## Begin Stored data

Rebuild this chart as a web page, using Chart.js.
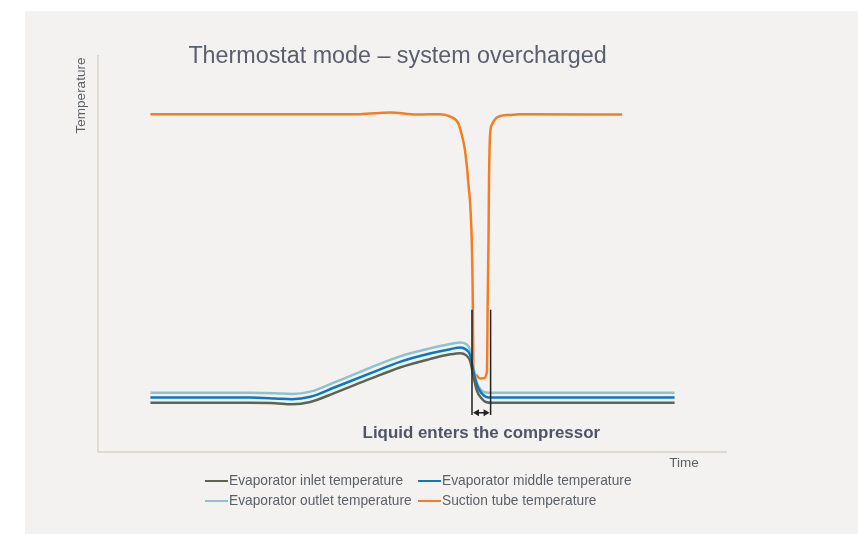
<!DOCTYPE html>
<html>
<head>
<title>Thermostat mode – system overcharged</title>
<script src="https://cdn.jsdelivr.net/npm/chart.js@4.4.1/dist/chart.umd.min.js"></script>
<style>
  html, body { margin: 0; padding: 0; background: #fff; }
  #panel { position: absolute; left: 25px; top: 11px; width: 833px; height: 523px; background: #f3f2f0; }
  #wrap { position: absolute; left: 0; top: 0; width: 858px; height: 534px; }
</style>
</head>
<body>
<div id="panel"></div>
<div id="wrap"><canvas id="canvas" width="858" height="534"></canvas></div>
<script>
// time axis runs 0..120, temperature 0..100 (arbitrary units, no ticks shown)
const evapTime = [10, 29, 33.8, 37, 40.5, 45.2, 51.9, 57.6, 63.3, 67.2, 69.1, 70.2, 71, 71.3, 71.7, 72.3, 73.1, 74, 75.2, 110];
const inletTemp = [12.4, 12.4, 12.3, 12.0, 12.6, 14.9, 18.4, 21.3, 23.4, 24.6, 24.9, 24.4, 22.9, 21.2, 18.6, 15.4, 13.6, 12.6, 12.4, 12.4];
const middleTemp = [13.7, 13.7, 13.5, 13.3, 13.9, 16.3, 19.8, 22.7, 24.8, 25.9, 26.3, 25.8, 24.4, 22.7, 19.9, 16.9, 14.9, 13.9, 13.7, 13.7];
const outletTemp = [14.9, 14.9, 14.8, 14.6, 15.2, 17.6, 21.2, 24.1, 26.1, 27.2, 27.6, 27.2, 25.7, 23.7, 20.7, 17.4, 15.6, 15.0, 14.9, 14.9];

const suctionTime = [10, 50, 55.7, 60.9, 65.3, 67.2, 68.7, 69.4, 70.0, 70.6, 71.3, 71.5, 71.6, 72.1, 72.9, 73.6, 74.2, 74.35, 74.5, 74.6, 74.8, 75.2, 76.3, 78.6, 80.5, 100];
const suctionTemp = [85.1, 85.1, 85.5, 85.0, 85.1, 84.5, 82.9, 79.9, 76.1, 68.5, 53.4, 38.3, 21.4, 19.4, 18.5, 18.6, 20.2, 38.3, 53.4, 68.5, 79.9, 82.6, 84.4, 84.9, 85.1, 85.0];

const seriesLabels = ['Evaporator inlet temperature', 'Evaporator middle temperature', 'Evaporator outlet temperature', 'Suction tube temperature'];
const seriesColors = ['#5d6552', '#0b78c6', '#8cc3cf', '#f47d22'];

// "liquid enters the compressor" window
const markerTimes = [71.35, 74.9];
const markerRange = [9.3, 35.8];
const arrowLevel = 9.9;

const pts = (xs, ys) => xs.map((t, i) => ({ x: t, y: ys[i] }));

const decor = {
  id: 'decor',
  beforeDatasetsDraw(chart) {
    const { ctx, chartArea: a } = chart;
    ctx.save();
    ctx.strokeStyle = '#d7d4c9';
    ctx.lineWidth = 1.5;
    ctx.beginPath();
    ctx.moveTo(a.left, a.top);
    ctx.lineTo(a.left, a.bottom);
    ctx.lineTo(a.right, a.bottom);
    ctx.stroke();
    ctx.restore();
  },
  afterDraw(chart) {
    const { ctx, scales: { x, y } } = chart;
    ctx.save();
    const font = '"Liberation Sans", Arial, sans-serif';

    // title
    ctx.fillStyle = '#5a5f6d';
    ctx.font = '23.3px ' + font;
    ctx.textAlign = 'center';
    ctx.textBaseline = 'middle';
    ctx.fillText('Thermostat mode – system overcharged', 397.5, 57);

    // axis titles
    ctx.fillStyle = '#5b5f66';
    ctx.font = '13.5px ' + font;
    ctx.fillText('Time', 684, 463.5);
    ctx.save();
    ctx.translate(81.5, 95.5);
    ctx.rotate(-Math.PI / 2);
    ctx.fillText('Temperature', 0, 0);
    ctx.restore();

    // marker lines + double arrow
    ctx.strokeStyle = '#222';
    ctx.fillStyle = '#222';
    ctx.lineWidth = 1.5;
    const x0 = x.getPixelForValue(markerTimes[0]);
    const x1 = x.getPixelForValue(markerTimes[1]);
    ctx.beginPath();
    markerTimes.forEach(t => {
      const px = x.getPixelForValue(t);
      ctx.moveTo(px, y.getPixelForValue(markerRange[1]));
      ctx.lineTo(px, y.getPixelForValue(markerRange[0]));
    });
    const ay = y.getPixelForValue(arrowLevel);
    ctx.moveTo(x0 + 3, ay);
    ctx.lineTo(x1 - 3, ay);
    ctx.stroke();
    ctx.beginPath();
    ctx.moveTo(x0 + 1, ay); ctx.lineTo(x0 + 7, ay - 3.5); ctx.lineTo(x0 + 7, ay + 3.5); ctx.closePath();
    ctx.moveTo(x1 - 1, ay); ctx.lineTo(x1 - 7, ay - 3.5); ctx.lineTo(x1 - 7, ay + 3.5); ctx.closePath();
    ctx.fill();

    ctx.fillStyle = '#4f5466';
    ctx.font = 'bold 16.9px ' + font;
    ctx.fillText('Liquid enters the compressor', (x0 + x1) / 2, 433);

    // legend, two columns
    const cols = [205, 418];
    const rows = [481, 501];
    ctx.font = '13.75px ' + font;
    ctx.textAlign = 'left';
    chart.data.datasets.forEach((ds, i) => {
      const lx = cols[i % 2];
      const ly = rows[Math.floor(i / 2)];
      ctx.strokeStyle = ds.borderColor;
      ctx.lineWidth = 2;
      ctx.beginPath();
      ctx.moveTo(lx, ly);
      ctx.lineTo(lx + 23, ly);
      ctx.stroke();
      ctx.fillStyle = '#5b5f66';
      ctx.fillText(ds.label, lx + 24, ly);
    });
    ctx.restore();
  }
};

const ctx = document.getElementById('canvas').getContext('2d');
new Chart(ctx, {
  type: 'line',
  data: {
    datasets: [
      { label: seriesLabels[0], data: pts(evapTime, inletTemp), borderColor: seriesColors[0] },
      { label: seriesLabels[1], data: pts(evapTime, middleTemp), borderColor: seriesColors[1] },
      { label: seriesLabels[2], data: pts(evapTime, outletTemp), borderColor: seriesColors[2] },
      { label: seriesLabels[3], data: pts(suctionTime, suctionTemp), borderColor: seriesColors[3] }
    ]
  },
  options: {
    responsive: false,
    animation: false,
    layout: { padding: { left: 98, right: 131, top: 55, bottom: 82 } },
    elements: {
      point: { radius: 0 },
      line: { borderWidth: 2.5, cubicInterpolationMode: 'monotone', fill: false }
    },
    scales: {
      x: { type: 'linear', display: false, min: 0, max: 120 },
      y: { display: false, min: 0, max: 100 }
    },
    plugins: {
      legend: { display: false },
      title: { display: false },
      tooltip: { enabled: false }
    }
  },
  plugins: [decor]
});
</script>
</body>
</html>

## End Stored data

> [Exercise directions]: Return only the lines from the start of the data through the line that contains "const pts = (xs, ys)", please, copying them exactly and omitting all pictures.

> [Result of this task]:
Rebuild this chart as a web page, using Chart.js.
<!DOCTYPE html>
<html>
<head>
<title>Thermostat mode – system overcharged</title>
<script src="https://cdn.jsdelivr.net/npm/chart.js@4.4.1/dist/chart.umd.min.js"></script>
<style>
  html, body { margin: 0; padding: 0; background: #fff; }
  #panel { position: absolute; left: 25px; top: 11px; width: 833px; height: 523px; background: #f3f2f0; }
  #wrap { position: absolute; left: 0; top: 0; width: 858px; height: 534px; }
</style>
</head>
<body>
<div id="panel"></div>
<div id="wrap"><canvas id="canvas" width="858" height="534"></canvas></div>
<script>
// time axis runs 0..120, temperature 0..100 (arbitrary units, no ticks shown)
const evapTime = [10, 29, 33.8, 37, 40.5, 45.2, 51.9, 57.6, 63.3, 67.2, 69.1, 70.2, 71, 71.3, 71.7, 72.3, 73.1, 74, 75.2, 110];
const inletTemp = [12.4, 12.4, 12.3, 12.0, 12.6, 14.9, 18.4, 21.3, 23.4, 24.6, 24.9, 24.4, 22.9, 21.2, 18.6, 15.4, 13.6, 12.6, 12.4, 12.4];
const middleTemp = [13.7, 13.7, 13.5, 13.3, 13.9, 16.3, 19.8, 22.7, 24.8, 25.9, 26.3, 25.8, 24.4, 22.7, 19.9, 16.9, 14.9, 13.9, 13.7, 13.7];
const outletTemp = [14.9, 14.9, 14.8, 14.6, 15.2, 17.6, 21.2, 24.1, 26.1, 27.2, 27.6, 27.2, 25.7, 23.7, 20.7, 17.4, 15.6, 15.0, 14.9, 14.9];

const suctionTime = [10, 50, 55.7, 60.9, 65.3, 67.2, 68.7, 69.4, 70.0, 70.6, 71.3, 71.5, 71.6, 72.1, 72.9, 73.6, 74.2, 74.35, 74.5, 74.6, 74.8, 75.2, 76.3, 78.6, 80.5, 100];
const suctionTemp = [85.1, 85.1, 85.5, 85.0, 85.1, 84.5, 82.9, 79.9, 76.1, 68.5, 53.4, 38.3, 21.4, 19.4, 18.5, 18.6, 20.2, 38.3, 53.4, 68.5, 79.9, 82.6, 84.4, 84.9, 85.1, 85.0];

const seriesLabels = ['Evaporator inlet temperature', 'Evaporator middle temperature', 'Evaporator outlet temperature', 'Suction tube temperature'];
const seriesColors = ['#5d6552', '#0b78c6', '#8cc3cf', '#f47d22'];

// "liquid enters the compressor" window
const markerTimes = [71.35, 74.9];
const markerRange = [9.3, 35.8];
const arrowLevel = 9.9;

const pts = (xs, ys) => xs.map((t, i) => ({ x: t, y: ys[i] }));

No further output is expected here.